We pray together every night; we pray separately throughout the day.
I pray with tears and songs and silent questions; Bryan is at the
office so his prayer is probably always silent. But we pray all the
time, and so far we have gotten the same message: wait. Adoption and
licit treatment are good things in themselves, but they are not for
us, not right now.
So we are in this place of waiting.
It's a somewhat surreal place, a place where hope and grief come like
clockwork every month. It's a place where we learn, often very
slowly, the paradox of life on earth: because of the fallenness of
our world and the eternal goodness of our creator, sorrow and joy
invariably come together, and we do not have the power to take one
without the other.
I cannot complain about being here. I
know that the one who brought me here is trustworthy, and most of the
time my heart echoes what my mind knows; I am working hard to trust
with my heart all of the time. I'd be lying if I said that just
waiting was an easy place to be, but I'm more peaceful than I've been
in a long time. Grief that in the past has bordered threateningly on
despair has become clean grief, free of bitterness. Joy is fuller
here as well.
And I have the consolation of not being
forced to walk this path alone. Foolish people like the man at the
beginning of this post are few and far between in my life. I have a
husband whose goodness and love I cannot even begin to recount, and I
can always find shelter in his arms. I have a father who constantly
encourages me on what he has called my own via Dolorosa,
and who wrote to me once, “You are never out of your
Heavenly Father's heart; you are rarely out of mine (I have to sleep
sometime).” I have a mother whose support of me is unswerving; I
know that she is thinking with love of her “Punkin”

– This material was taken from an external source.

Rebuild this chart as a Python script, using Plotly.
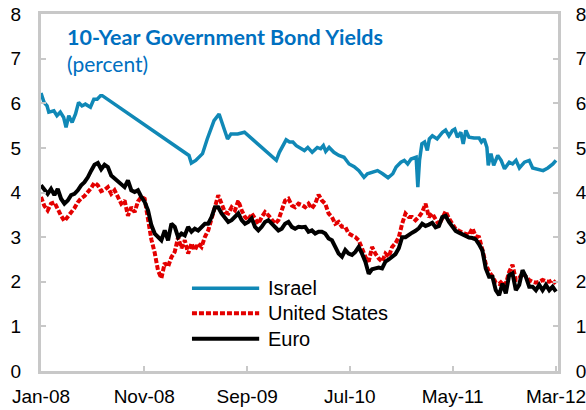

even as she reads these words. I have sisters and brothers who don't
always know what to say, but who love me with earnest sincerity
through all of it, and who have found innocent hope when I could not
find it; perhaps the constancy of their hope was a tool in helping me
regain mine.
At the beginning of this year, I
committed to holding on to my softness, and I think the venture has
gone well. I believe I am now the softest person in the entire
world. If I continue in this state until our hopes are fulfilled, I
feel sure that the joy of that moment will overwhelm me utterly.
What an amazing prospect. How could I hope for anything less?
This wilderness is the hardest place I
have ever been, but through it life has become more meaningful than I
imagined it could. Surely my presence here is no accident, and if it
is no accident, I am ordained for it, and I would ask for nothing
less than the path for which I am ordained. Through my grief and
through my hope, that truth is always with me.